If your organization has been “ISO-ish” but not fully aligned (or you’ve relied on legacy Part 820 structure as your primary map), this is the moment to tighten up. Not because you need a total rewrite, but because FDA inspections will expect your quality system to stand on an ISO 13485 foundation with U.S.-specific overlays.
Whats changed
- ISO 13485:2016 is now the baseline standard FDA expects your QMS to follow.
- QMSR is the result of a final rule published in 2024 (effective 2026) meant to modernize and harmonize U.S. requirements.
- FDA has also published an updated QMSR FAQ (dated Feb 2, 2026) to clarify how the revised Part 820 is being implemented.
The 30-day QMSR checklist
Use this as a focused “go-live” verification list:
-
Confirm your QMS structure maps to ISO 13485
Create/refresh a simple crosswalk: ISO clause → procedure(s) → records/evidence. -
Quality Manual and scope
Ensure scope is current (sites, products, outsourced processes) and exclusions are justified. -
Design & development + risk management linkage
Verify design controls show clear traceability from inputs → outputs → verification/validation, and that risk management is integrated and not a parallel file. -
Supplier controls and outsourced processes
Confirm supplier qualification, monitoring, and quality agreements reflect the reality of your supply chain (including software, cloud, and critical service providers). -
CAPA + complaint + nonconformance alignment
Make sure escalation thresholds, investigations, and effectiveness checks are consistent and documented. -
Change control and configuration management
Confirm you can demonstrate control of changes across product, process, labeling, and software. -
Training competence evidence
Ensure training records show competence (not just attendance), especially for critical operations. -
Internal audits and management review
Refresh your audit program so it can demonstrate ISO-aligned coverage and risk-based prioritization.
Common traps we’re already seeing
- “We’re certified to ISO 13485, so we’re done.” Certification helps, but FDA will still look for U.S. regulatory expectations and strong evidence trails during inspection.

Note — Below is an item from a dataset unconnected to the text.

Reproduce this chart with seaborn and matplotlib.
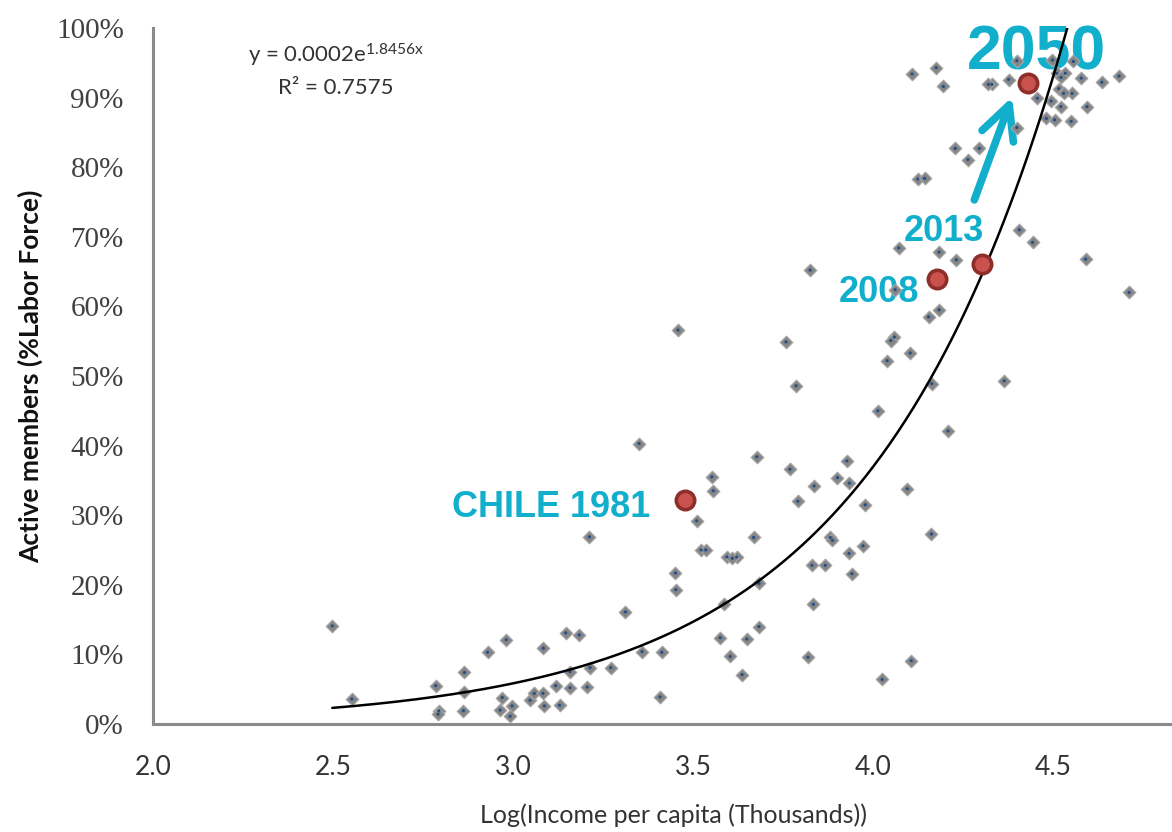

- Crosswalks that exist on paper, but procedures don’t match practice (especially supplier controls, software validation, and CAPA effectiveness).
- Risk management treated as a one-time deliverable, not a lifecycle process tied to design changes, complaints, and CAPA.
How QSN can help
If you want a fast, low-disruption approach, QSN can support:
- QMSR/ISO 13485 gap assessment + prioritized remediation plan
- Inspection readiness package (evidence map, mock inspection, “show-me” training)
- Supplier quality and risk management integration across design, post-market, and change control
Please contact us if you need a hand!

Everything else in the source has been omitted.